Bacon’s heavy reliance on authorities of that nature is misplaced,4 for the situation after trial and conviction is conceptually very different.
One other factor referred to earlier in this opinion, though not always discussed in the decisions, further diminishes any precedential force of the cases already cited. Federal courts have inherent supervisory power over federal grand juries and federal prosecutors. See, e.g., Cederquist, 641 F.2d at 1352; Roberts, 481 F.Supp. at 1387, 1389; Phillips Petroleum, 435 F.Supp. at 622; DeMarco, 401 F.Supp. at 514. Whatever that relationship may rationally justify by way of judicial sanctions in response to federal prosecutors’ improprieties,5 the same response does not automatically extend to the state grand jury and the state prosecutor.
But that consideration remains secondary to the distinction epitomized by the facts here.
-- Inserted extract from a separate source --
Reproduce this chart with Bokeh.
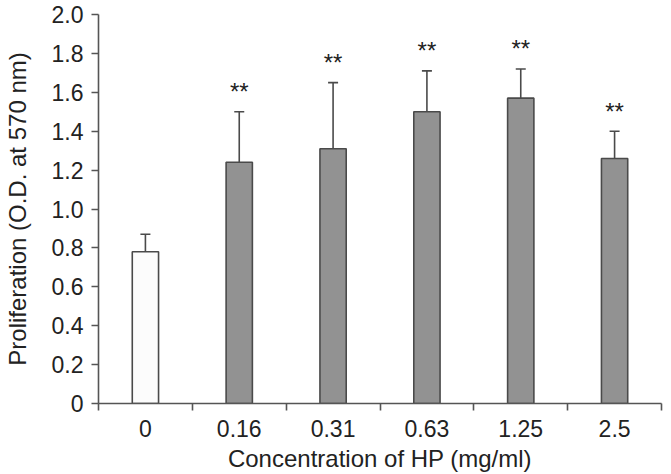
from bokeh.plotting import figure
from bokeh.models import ColumnDataSource, FixedTicker, Whisker, TeeHead, Range1d
from bokeh.core.properties import value
from bokeh.embed import file_html
from bokeh.resources import INLINE

categories = ["0", "0.16", "0.31", "0.63", "1.25", "2.5"]
means = [0.78, 1.24, 1.31, 1.50, 1.57, 1.26]
errors = [0.09, 0.26, 0.34, 0.21, 0.15, 0.14]
marks = ["", "**", "**", "**", "**", "**"]
y_ticks = [0, 0.2, 0.4, 0.6, 0.8, 1.0, 1.2, 1.4, 1.6, 1.8, 2.0]

xs = [i + 0.5 for i in range(len(categories))]
upper = [m + e for m, e in zip(means, errors)]
fills = ["#fcfcfc"] + ["#929292"] * (len(categories) - 1)

src = ColumnDataSource(dict(x=xs, top=means, upper=upper, fill=fills, mark=marks))

FONT = "Liberation Sans"
TICK_FS = "23px"
LABEL_FS = "24px"

p = figure(width=671, height=474, output_backend="svg", toolbar_location=None,
           x_range=Range1d(0, len(categories)), y_range=Range1d(0, 2.0),
           min_border_left=98, min_border_right=10, min_border_top=14, min_border_bottom=70)
p.outline_line_color = None
p.xgrid.visible = False
p.ygrid.visible = False
p.background_fill_color = "white"
p.border_fill_color = "white"

p.vbar(x="x", top="top", bottom=0, width=0.28, source=src, fill_color="fill",
       line_color="#4a4a4a", line_width=1.6)

w = Whisker(source=src, base="x", upper="upper", lower="top",
            upper_head=TeeHead(size=10, line_color="#4a4a4a", line_width=1.6),
            lower_head=None, line_color="#4a4a4a", line_width=1.6)
p.add_layout(w)

p.text(x="x", y="upper", text="mark", source=src, text_align="center",
       text_baseline="alphabetic", y_offset=-20, text_font=value(FONT),
       text_font_size="24px", text_color="#222222")

# x axis: labels at centres, tick marks at category boundaries (minor ticks)
xa = p.xaxis[0]
xa.ticker = FixedTicker(ticks=xs, minor_ticks=list(range(len(categories) + 1)))
xa.major_label_overrides = {x: c for x, c in zip(xs, categories)}
xa.major_tick_line_color = None
xa.minor_tick_out = 7
xa.minor_tick_in = 0
xa.minor_tick_line_color = "#555555"
xa.minor_tick_line_width = 1.6
xa.axis_line_color = "#555555"
xa.axis_line_width = 1.6
xa.axis_label = "Concentration of HP (mg/ml)"
xa.axis_label_text_font = FONT
xa.axis_label_text_font_size = LABEL_FS
xa.axis_label_text_font_style = "normal"
xa.axis_label_text_color = "#222222"
xa.axis_label_standoff = 5
xa.major_label_text_font = FONT
xa.major_label_text_font_size = TICK_FS
xa.major_label_text_color = "#222222"
xa.major_label_standoff = 9

ya = p.yaxis[0]
ya.ticker = FixedTicker(ticks=y_ticks, minor_ticks=[])
ya.major_label_overrides = {t: ("0" if t == 0 else f"{t:.1f}") for t in y_ticks}
ya.major_tick_out = 7
ya.major_tick_in = 0
ya.major_tick_line_color = "#555555"
ya.major_tick_line_width = 1.6
ya.axis_line_color = "#555555"
ya.axis_line_width = 1.6
ya.axis_label = "Proliferation (O.D. at 570 nm)"
ya.axis_label_text_font = FONT
ya.axis_label_text_font_size = LABEL_FS
ya.axis_label_text_font_style = "normal"
ya.axis_label_text_color = "#222222"
ya.axis_label_standoff = 18
ya.major_label_text_font = FONT
ya.major_label_text_font_size = TICK_FS
ya.major_label_text_color = "#222222"
ya.major_label_standoff = 8

open("out.html", "w").write(file_html(p, INLINE))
Once the trial has taken place — with the information withheld from the grand jury having been part of the grist for the petit jury’s mill6 — the prisoner can scarcely show prejudice from the grand jury’s imperfect knowledge. If a jury finds a defendant guilty of murder beyond a reasonable doubt, can he effectively argue that had the same information been put before the grand jury it would have found probable cause only for manslaughter and not for murder? Though the reasoning smacks somewhat of post hoc, ergo propter hoc, it defeats Bacon’s right to complain in constitutional terms.
It does of course offend one’s sense of fundamental fairness to permit a prosecutor to shop for a more receptive ear to expose *44the defendant to a far more serious criminal charge. In the language of Cederquist, such conduct can appropriately be viewed as one of the “flagrant cases in which the grand jury has been overreached or deceived in some significant way.”
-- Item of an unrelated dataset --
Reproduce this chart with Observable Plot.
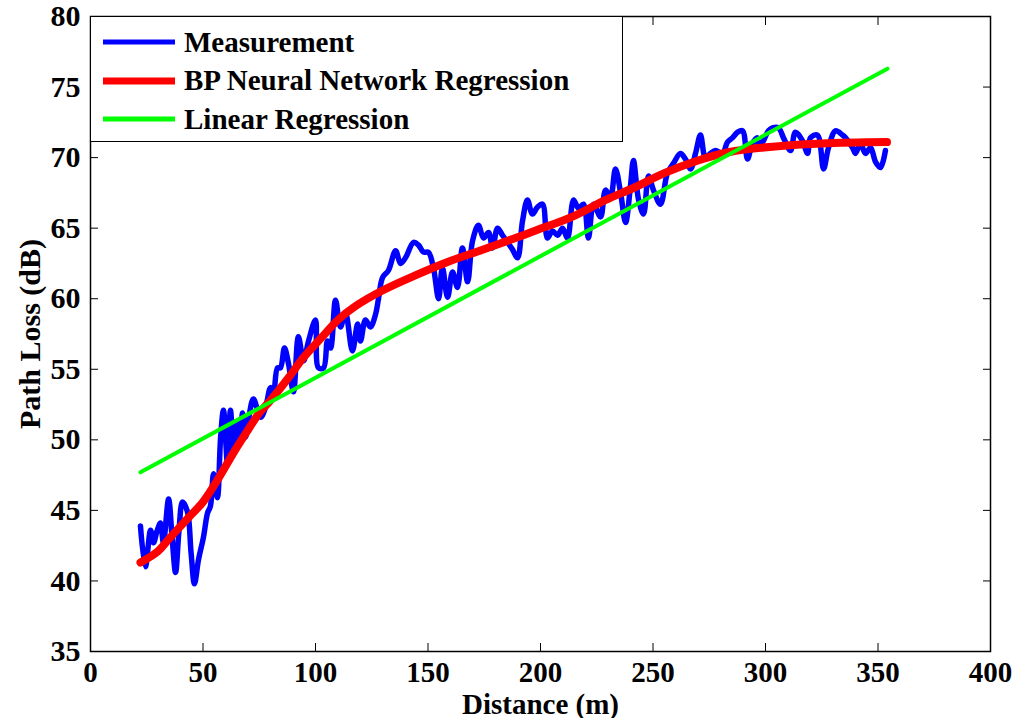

But on the facts now before the Court7 an untainted conviction has intervened to cause Bacon’s present confinement. Under reasonably comparable circumstances (involving perjured testimony before the grand jury but not at trial), Talamante found no due process violation on similar reasoning, 620 F.2d at 791:
The record establishes that Talamante’s conviction was not affected by the perjured testimony. Bracy v. United States [435 U.S. 1301, 98 S.Ct. 1171, 55 L.Ed.2d 489 (1978) (Rehnquist, J., op. in chambers)]. Even if the perjured testimony had been brought to the attention of the grand jury, it seems highly unlikely, in view of the petit jury’s later finding of guilt after a full trial, that the grand jury would have failed to indict based on probable cause. Such negates the inference of constitutional error. United States v. Ciambrone, 601 F.2d 616, 625 (2d Cir. 1979).8
Only one decision has been found actually reversing a conviction for grand-jury-related prosecutorial misconduct, United States v. Basurto, 497 F.2d 781, 786 (9th Cir. 1974). Basurto relied on cases in which the prosecutor’s misconduct (primarily known perjured testimony used at trial) tainted the defendant’s trial — an obvious ground for undoing the effect of the taint by vacating the conviction and granting a new trial. For the reasons already discussed, this Court does not agree Basurto was entirely sound in analogizing the two situations even in the entirely federal context. It will not extend the notion even farther to embrace a habeas corpus attack on a state court conviction.
Conclusion
Effectively the parties’ motions as to Count I are analogous to cross-motions for summary judgment. Bacon’s is denied and DeRobertis’ is granted, for there is no genuine issue as to any material fact and DeRobertis is entitled to a judgment as a matter of law. Bacon’s petition for a writ of habeas corpus as to Count I is denied.
. When the briefing on the motions was begun the Attorney General’s office was still following a practice of filing motions to dismiss in habeas cases. After publication of this Court’s opinion in United States ex rel. McLaren v. Fairman, 532 F.Supp. 60, 61 n. 3 (1982), again calling attention to the inappropriateness of such motions in light of Browder v. Director, Department of Corrections, 434 U.S. 257, 269 n. 14, 98 S.Ct. 556, 563 n. 14, 54 L.Ed.2d 521 (1978), the Attorney General advised this Court he was abandoning the practice. This Court has treated the parties’ current motions as the functional equivalent of cross-motions for summary judgment.
. As EC 7-13 of the American Bar Association Code of Professional Responsibility puts it:
The responsibility of a public prosecutor differs from that of the usual advocate; his duty is to seek justice, not merely to convict. See also ABA Project on Standards for Criminal Justice — The Prosecution Function § 3.6 at 90-91.
. This is of course said only by way of contrast, and not even to hint that could occur in the United States Attorney’s office here.
. This is not to imply that the federal precedents are valueless just because of the different sources of law involved. To the extent that a federal case is grounded solely on the Due Process Clause of the Fifth Amendment (rather than the Grand Jury Clause or some other rationale applicable to the federal government alone), it should have import for the meaning of the Due Process Clause of the Fourteenth Amendment.
. To reverse a conviction after prosecutor misconduct before the grand jury, rather than simply dismissing an indictment before jeopardy attaches, would be much like applying the exclusionary rule to void a conviction. In both cases the court’s action is basically prophylactic in character, rather than depending on a proved causal relationship between the misconduct and the result — the conviction.
. Neither the grand jury nor the petit jury was apprised of Judge Pompey’s probable cause ruling at the preliminary hearing. Under our system the grand jury is supposed to make its decisions independently. For that reason, nondisclosure of the ruling (involving after all someone else’s opinion on the very issue the grand jury is to decide) is hard to characterize as error, let alone as a due process violation. And an expert opinion (even one of a judge) as to guilt or innocence could be admissible at trial, if at all, entirely as a matter of the trial court’s discretion (again not the source of a due process violation).
. No view is expressed as to whether the issues posed by Count II of the petition would support issuance of the writ.
. O’Donnell’s grand jury reference to Bacon’s offense as “murder” could not of course have tainted the jury’s verdict after trial. Absent a prophylactic rule (see n. 5), that misconduct too would come under the “no harm, no foul” doctrine implicit in a but-for constitutional test.